+++ Material to process +++
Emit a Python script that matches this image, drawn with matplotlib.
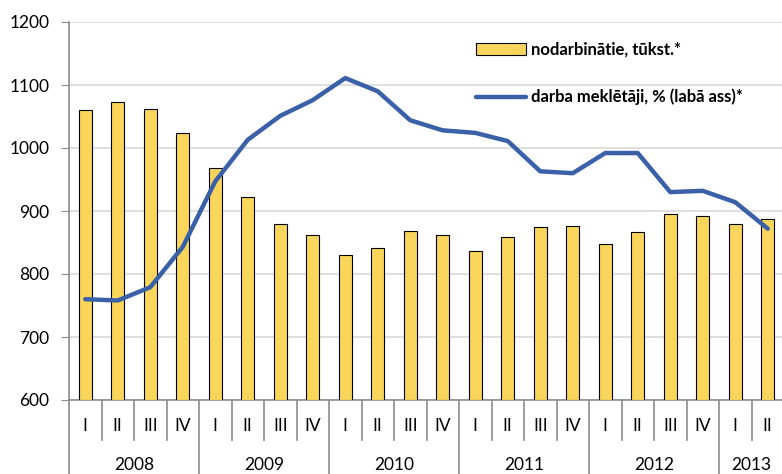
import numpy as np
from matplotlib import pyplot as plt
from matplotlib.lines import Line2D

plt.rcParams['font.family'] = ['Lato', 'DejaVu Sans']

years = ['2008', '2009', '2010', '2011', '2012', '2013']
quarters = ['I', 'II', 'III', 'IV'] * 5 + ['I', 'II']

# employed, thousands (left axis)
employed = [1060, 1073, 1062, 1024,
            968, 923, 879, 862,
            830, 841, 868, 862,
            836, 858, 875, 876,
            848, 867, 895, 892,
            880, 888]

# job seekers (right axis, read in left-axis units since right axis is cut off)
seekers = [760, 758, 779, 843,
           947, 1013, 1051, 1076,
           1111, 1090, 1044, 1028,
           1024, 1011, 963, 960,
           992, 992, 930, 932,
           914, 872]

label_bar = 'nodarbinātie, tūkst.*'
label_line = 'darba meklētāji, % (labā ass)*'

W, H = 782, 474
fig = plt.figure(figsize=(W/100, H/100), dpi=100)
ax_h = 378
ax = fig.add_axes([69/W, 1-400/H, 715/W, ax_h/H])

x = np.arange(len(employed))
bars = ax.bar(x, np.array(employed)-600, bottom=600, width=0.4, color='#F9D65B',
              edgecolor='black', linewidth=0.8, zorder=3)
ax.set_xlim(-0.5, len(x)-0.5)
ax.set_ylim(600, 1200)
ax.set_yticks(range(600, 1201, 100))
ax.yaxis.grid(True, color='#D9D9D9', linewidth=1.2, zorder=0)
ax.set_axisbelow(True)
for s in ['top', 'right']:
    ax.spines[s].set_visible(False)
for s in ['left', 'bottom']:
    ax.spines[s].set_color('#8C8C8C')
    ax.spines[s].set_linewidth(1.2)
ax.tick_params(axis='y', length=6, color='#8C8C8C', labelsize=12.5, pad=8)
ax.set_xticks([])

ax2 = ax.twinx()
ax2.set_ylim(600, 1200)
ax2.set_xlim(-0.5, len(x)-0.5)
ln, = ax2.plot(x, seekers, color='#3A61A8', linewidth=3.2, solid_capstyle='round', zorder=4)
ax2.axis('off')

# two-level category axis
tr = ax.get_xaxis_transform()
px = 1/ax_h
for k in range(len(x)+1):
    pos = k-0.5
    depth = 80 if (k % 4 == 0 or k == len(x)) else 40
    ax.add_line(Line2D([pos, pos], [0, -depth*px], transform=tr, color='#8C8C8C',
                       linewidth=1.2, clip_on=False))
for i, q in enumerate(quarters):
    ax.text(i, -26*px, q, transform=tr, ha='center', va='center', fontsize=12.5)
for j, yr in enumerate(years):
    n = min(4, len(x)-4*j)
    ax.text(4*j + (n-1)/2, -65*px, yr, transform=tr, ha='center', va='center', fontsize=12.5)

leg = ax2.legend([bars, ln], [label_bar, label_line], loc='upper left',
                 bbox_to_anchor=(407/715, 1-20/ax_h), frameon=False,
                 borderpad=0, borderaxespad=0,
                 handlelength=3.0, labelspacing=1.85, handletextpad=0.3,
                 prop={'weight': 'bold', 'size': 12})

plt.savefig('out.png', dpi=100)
+++
+++ Material to process +++
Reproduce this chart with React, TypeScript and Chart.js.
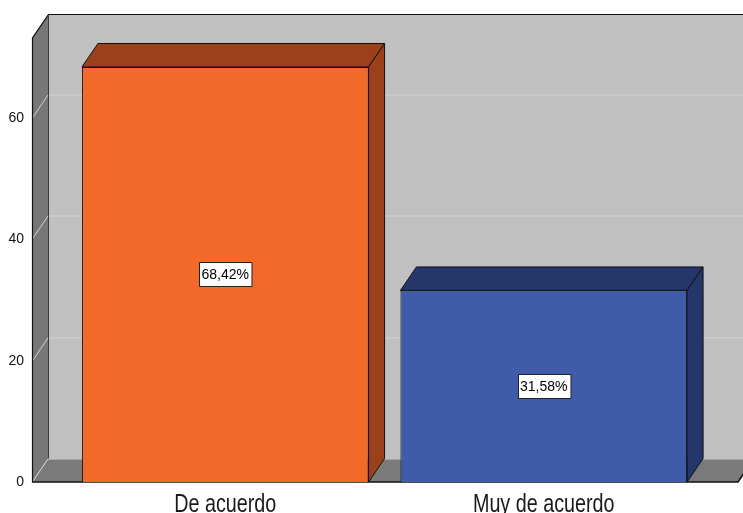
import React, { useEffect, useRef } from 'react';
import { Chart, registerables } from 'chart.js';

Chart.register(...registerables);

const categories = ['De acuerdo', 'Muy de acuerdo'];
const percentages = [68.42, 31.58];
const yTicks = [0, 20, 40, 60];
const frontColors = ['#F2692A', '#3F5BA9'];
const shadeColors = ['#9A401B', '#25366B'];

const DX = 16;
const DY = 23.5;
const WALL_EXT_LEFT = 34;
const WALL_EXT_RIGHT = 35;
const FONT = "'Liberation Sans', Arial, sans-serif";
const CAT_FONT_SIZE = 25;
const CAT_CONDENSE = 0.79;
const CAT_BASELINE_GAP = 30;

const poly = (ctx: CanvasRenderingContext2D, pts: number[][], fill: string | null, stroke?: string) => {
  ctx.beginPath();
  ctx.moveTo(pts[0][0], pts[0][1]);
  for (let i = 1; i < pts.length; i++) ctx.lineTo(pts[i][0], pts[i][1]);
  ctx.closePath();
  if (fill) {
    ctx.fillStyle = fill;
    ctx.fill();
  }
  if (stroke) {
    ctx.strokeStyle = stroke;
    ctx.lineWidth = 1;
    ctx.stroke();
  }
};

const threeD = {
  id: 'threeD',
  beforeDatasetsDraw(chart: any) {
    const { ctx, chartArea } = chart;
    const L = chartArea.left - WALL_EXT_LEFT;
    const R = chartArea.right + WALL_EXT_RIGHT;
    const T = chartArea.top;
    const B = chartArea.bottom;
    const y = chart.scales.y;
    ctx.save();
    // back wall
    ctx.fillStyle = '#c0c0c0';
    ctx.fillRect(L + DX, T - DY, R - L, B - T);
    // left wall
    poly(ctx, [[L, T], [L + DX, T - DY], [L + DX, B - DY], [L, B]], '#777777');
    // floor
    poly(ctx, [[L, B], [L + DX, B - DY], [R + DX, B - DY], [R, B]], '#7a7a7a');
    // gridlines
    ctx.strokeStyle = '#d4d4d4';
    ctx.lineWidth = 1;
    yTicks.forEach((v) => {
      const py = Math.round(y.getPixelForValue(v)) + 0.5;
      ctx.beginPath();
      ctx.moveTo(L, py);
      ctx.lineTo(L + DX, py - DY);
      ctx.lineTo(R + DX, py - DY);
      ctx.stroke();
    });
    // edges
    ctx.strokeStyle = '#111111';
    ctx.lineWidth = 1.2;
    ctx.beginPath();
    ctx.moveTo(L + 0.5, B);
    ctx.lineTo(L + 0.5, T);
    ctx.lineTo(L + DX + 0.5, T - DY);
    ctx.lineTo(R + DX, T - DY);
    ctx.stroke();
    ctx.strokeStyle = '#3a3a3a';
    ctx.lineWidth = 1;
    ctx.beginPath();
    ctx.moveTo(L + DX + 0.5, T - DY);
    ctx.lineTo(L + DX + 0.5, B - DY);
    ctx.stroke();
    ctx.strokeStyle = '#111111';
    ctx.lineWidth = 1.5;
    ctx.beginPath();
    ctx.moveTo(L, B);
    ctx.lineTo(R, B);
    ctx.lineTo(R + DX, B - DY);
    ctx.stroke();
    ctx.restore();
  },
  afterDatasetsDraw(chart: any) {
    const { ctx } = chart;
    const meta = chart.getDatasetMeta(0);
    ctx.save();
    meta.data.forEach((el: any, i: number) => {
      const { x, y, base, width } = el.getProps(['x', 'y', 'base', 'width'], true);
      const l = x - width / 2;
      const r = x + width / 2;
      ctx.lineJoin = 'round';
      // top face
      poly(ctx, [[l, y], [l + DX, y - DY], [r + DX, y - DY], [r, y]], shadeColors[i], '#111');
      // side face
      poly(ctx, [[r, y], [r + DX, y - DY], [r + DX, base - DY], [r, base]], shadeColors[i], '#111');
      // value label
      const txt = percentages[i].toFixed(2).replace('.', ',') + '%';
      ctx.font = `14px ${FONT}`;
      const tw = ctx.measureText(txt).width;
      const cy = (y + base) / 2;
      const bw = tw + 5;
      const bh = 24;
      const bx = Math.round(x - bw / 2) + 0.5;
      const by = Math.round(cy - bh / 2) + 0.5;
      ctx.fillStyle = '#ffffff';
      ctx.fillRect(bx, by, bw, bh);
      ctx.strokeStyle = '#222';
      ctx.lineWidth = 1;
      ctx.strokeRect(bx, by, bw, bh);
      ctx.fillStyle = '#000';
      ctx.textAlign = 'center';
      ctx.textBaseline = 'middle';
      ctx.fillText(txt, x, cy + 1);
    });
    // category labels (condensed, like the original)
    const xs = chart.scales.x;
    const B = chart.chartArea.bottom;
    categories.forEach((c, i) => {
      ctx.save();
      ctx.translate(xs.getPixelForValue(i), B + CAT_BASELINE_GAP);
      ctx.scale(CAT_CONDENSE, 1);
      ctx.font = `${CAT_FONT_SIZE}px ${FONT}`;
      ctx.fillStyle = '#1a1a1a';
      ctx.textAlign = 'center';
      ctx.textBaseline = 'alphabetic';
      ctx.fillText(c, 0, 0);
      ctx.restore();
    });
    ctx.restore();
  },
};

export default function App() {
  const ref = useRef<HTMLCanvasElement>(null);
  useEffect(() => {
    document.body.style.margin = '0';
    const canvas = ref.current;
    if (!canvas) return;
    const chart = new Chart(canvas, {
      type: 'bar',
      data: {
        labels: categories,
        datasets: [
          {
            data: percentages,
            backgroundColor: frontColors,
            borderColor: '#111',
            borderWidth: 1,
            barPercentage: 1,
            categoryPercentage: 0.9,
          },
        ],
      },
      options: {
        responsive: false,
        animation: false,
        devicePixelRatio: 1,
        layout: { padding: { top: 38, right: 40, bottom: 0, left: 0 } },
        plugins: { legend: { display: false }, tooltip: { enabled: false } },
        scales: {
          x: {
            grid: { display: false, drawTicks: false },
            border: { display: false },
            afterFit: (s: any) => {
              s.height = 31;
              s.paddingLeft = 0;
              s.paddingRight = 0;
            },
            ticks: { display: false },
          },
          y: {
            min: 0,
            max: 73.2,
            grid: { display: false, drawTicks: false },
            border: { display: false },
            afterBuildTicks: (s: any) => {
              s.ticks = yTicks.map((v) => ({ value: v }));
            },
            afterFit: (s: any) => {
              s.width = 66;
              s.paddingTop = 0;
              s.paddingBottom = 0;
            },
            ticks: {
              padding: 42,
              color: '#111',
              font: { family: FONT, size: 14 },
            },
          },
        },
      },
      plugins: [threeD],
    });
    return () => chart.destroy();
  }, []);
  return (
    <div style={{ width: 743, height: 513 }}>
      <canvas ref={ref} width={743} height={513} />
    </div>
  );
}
+++
→ Short exercise:
Search the listing for the word "with". Copy every line in which it occurs.

→ Output:
Emit a Python script that matches this image, drawn with matplotlib.
Reproduce this chart with React, TypeScript and Chart.js.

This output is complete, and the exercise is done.